Microsoft claims new speech recognition accuracy record

Microsoft looking to move on from speech recognition to computers understanding speech

Microsoft has claimed a new record for speech recognition accuracy.

An announcement from Xuedong Huang, a Microsoft Technical fellow, indicates that the company's latest tests show a 5.1 human parity word-rate error, an improvement from the 5.9 previously recorded, which was already better than that of a regular, casual human conversation.

The results are based on the standard Switchboard test, a measure based on a flurry of conversations which the machine being tested then transcribes.

According to Microsoft: "We introduced an additional CNN-BLSTM (convolutional neural network combined with bidirectional long-short-term memory) model for improved acoustic modelling. Additionally, our approach to combine predictions from multiple acoustic models now does so at both the frame/senone and word levels."

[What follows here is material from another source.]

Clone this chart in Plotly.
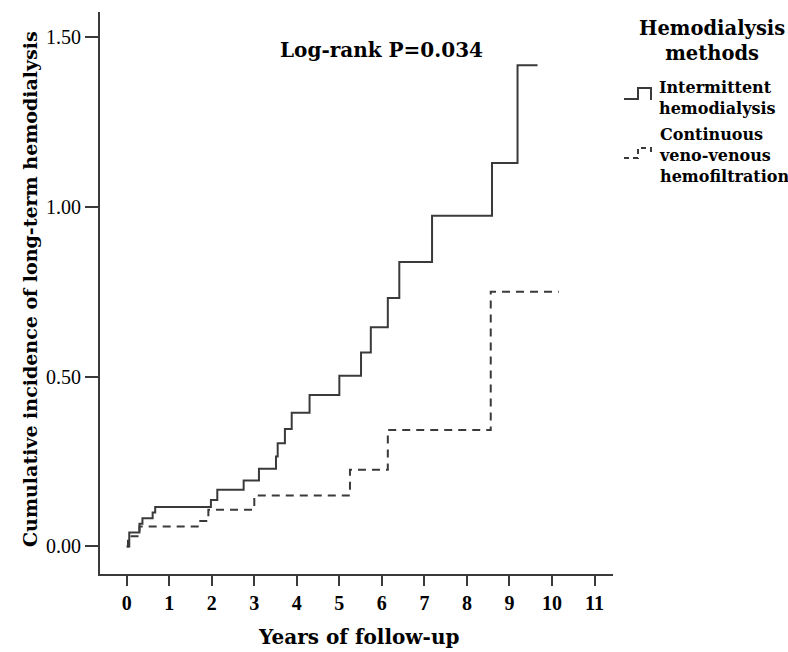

The company goes on to explain that the system can now tune itself better to the language model of the individual's previous conversations to better predict what it would say next to improve the topic and context - something that its current public bots are doing less sell at.

However, the post warns that the community still has much to do. Noisy surroundings, far away microphones, weird accents and more fundamentally, speaking styles and languages where there is limited training data.

Another issue is whether computers can be made not only to interpret the spoken words, but to understand and contextualise them, adding meaning.

An error rate is one thing, but to meaningfully interpret words computers will have to learn to better understand them, with Huang adding: "Moving from recognising to understanding speech is the next major frontier for speech technology."

Mozilla is in the middle of the process of publicly collating new data to make its speech library more accurate. The company then plans to release the audio data as a library to make it easier for smaller businesses and individual coders to incorporate speech data.